Copy the material below verbatim from the line with "Generate a Python" to the line with "BODY = 'Lato'", both lines included, omitting pictures and every line outside that range.

========================

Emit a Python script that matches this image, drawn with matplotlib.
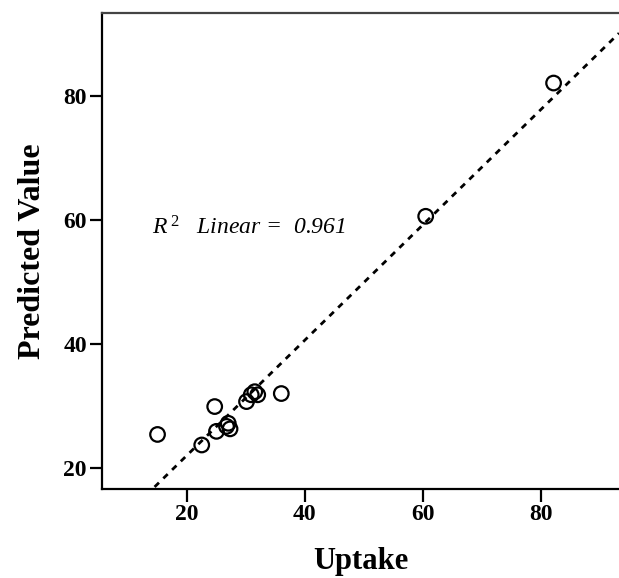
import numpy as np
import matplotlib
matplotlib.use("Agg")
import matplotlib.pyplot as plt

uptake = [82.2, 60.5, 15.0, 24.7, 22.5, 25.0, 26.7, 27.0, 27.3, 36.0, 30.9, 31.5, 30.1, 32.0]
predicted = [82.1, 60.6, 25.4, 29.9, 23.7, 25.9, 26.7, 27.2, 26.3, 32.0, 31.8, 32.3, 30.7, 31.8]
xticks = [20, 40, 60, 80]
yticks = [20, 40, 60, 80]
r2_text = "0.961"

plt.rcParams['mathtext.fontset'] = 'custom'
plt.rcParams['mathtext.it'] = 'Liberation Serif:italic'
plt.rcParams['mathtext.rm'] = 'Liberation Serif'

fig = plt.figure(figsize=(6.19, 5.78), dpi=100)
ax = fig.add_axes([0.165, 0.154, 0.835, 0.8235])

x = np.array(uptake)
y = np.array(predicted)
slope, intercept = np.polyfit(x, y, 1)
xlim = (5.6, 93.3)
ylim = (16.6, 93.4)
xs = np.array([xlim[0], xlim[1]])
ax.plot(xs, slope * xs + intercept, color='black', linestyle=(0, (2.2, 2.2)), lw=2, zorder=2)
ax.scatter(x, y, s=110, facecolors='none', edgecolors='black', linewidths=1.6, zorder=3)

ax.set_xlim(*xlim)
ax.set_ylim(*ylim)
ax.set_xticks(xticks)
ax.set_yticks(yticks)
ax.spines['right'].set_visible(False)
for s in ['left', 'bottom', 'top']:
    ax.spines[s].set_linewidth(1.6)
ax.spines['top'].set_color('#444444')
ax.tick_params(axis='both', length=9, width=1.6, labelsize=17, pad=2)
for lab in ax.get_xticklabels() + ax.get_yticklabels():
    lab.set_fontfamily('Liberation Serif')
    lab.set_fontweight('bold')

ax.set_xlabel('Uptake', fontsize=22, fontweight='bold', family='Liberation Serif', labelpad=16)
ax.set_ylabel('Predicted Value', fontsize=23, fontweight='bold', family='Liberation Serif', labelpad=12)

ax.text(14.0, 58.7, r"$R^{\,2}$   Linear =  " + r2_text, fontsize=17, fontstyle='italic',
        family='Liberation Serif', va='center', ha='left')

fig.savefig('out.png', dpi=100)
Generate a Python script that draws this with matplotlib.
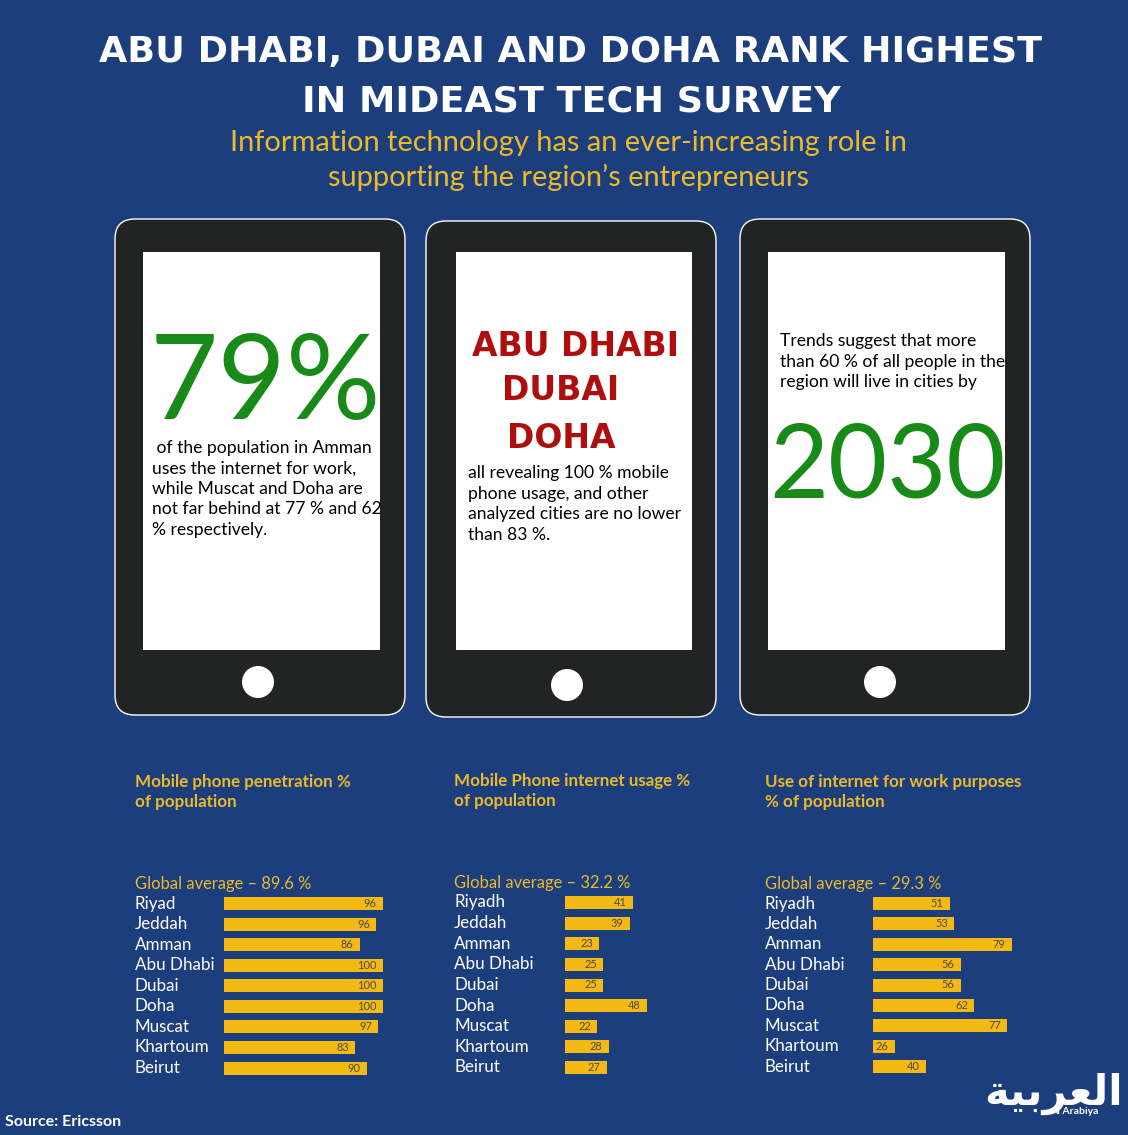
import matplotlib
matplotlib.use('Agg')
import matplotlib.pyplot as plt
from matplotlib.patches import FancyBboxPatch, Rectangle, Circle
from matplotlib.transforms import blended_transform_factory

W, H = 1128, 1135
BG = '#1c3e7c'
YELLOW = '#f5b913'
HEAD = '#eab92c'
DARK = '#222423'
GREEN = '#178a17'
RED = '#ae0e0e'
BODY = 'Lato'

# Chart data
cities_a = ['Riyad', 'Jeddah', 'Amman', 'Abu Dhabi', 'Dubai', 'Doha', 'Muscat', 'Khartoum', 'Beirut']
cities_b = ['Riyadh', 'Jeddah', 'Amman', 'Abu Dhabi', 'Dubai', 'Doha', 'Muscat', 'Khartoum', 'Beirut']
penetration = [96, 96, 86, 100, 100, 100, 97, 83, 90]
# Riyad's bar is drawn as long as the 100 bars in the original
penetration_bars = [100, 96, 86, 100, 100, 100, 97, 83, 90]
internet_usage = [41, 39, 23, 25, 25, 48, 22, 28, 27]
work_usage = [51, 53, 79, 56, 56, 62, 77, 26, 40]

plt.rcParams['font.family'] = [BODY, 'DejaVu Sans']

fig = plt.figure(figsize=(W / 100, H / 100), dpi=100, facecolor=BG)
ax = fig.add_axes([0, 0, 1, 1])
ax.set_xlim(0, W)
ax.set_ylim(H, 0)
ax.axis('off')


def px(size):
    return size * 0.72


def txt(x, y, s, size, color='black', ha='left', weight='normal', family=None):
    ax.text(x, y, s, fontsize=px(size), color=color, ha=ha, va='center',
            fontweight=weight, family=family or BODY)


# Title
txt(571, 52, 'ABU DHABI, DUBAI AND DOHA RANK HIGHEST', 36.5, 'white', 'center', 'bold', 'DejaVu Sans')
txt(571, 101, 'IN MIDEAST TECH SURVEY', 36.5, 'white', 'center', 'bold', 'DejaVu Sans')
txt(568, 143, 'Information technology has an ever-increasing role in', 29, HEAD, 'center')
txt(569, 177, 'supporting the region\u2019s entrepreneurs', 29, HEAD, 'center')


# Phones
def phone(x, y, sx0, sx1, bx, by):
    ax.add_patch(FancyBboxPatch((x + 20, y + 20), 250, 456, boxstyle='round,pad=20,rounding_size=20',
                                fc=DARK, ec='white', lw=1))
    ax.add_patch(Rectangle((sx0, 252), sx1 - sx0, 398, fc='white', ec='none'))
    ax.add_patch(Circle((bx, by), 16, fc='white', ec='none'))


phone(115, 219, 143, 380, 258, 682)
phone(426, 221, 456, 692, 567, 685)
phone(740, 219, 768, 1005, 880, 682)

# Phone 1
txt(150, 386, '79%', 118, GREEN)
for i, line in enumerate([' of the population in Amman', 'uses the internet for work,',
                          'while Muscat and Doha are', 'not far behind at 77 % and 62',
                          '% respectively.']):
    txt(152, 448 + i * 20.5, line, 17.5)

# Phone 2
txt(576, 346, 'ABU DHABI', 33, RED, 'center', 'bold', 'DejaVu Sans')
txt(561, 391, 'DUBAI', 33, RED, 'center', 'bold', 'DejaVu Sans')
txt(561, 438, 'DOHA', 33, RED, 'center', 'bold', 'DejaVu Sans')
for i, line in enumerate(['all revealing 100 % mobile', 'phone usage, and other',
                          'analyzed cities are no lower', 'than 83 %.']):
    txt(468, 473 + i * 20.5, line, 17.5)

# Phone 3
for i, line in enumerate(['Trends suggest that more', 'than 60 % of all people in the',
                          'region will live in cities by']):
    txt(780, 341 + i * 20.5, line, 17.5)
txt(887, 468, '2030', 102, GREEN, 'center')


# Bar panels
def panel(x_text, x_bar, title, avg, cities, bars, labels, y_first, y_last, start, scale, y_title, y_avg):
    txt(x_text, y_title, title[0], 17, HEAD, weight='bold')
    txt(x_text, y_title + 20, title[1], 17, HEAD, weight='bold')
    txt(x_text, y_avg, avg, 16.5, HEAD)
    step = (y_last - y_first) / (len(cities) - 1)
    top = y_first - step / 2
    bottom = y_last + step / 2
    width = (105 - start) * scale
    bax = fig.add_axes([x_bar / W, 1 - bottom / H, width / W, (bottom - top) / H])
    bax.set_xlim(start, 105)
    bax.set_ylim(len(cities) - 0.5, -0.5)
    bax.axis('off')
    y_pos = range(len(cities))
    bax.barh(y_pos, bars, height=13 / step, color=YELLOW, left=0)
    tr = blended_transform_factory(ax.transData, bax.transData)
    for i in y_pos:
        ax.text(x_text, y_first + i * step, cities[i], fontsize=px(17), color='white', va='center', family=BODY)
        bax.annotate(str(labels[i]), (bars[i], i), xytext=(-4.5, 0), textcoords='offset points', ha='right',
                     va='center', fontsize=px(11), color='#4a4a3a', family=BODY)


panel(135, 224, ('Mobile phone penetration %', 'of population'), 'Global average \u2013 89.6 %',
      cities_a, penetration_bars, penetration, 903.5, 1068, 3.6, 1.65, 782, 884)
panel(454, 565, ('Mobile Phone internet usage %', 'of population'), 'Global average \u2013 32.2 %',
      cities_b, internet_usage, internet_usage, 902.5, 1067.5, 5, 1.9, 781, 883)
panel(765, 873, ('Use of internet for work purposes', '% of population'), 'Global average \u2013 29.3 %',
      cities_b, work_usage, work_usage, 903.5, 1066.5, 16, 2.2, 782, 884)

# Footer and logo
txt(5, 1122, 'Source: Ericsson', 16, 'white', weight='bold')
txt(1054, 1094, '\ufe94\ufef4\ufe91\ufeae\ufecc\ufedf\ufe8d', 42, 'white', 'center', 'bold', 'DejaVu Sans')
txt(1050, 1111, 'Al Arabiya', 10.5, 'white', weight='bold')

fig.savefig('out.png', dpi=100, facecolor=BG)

========================

### EXERCISE RESULT
Generate a Python script that draws this with matplotlib.
import matplotlib
matplotlib.use('Agg')
import matplotlib.pyplot as plt
from matplotlib.patches import FancyBboxPatch, Rectangle, Circle
from matplotlib.transforms import blended_transform_factory

W, H = 1128, 1135
BG = '#1c3e7c'
YELLOW = '#f5b913'
HEAD = '#eab92c'
DARK = '#222423'
GREEN = '#178a17'
RED = '#ae0e0e'
BODY = 'Lato'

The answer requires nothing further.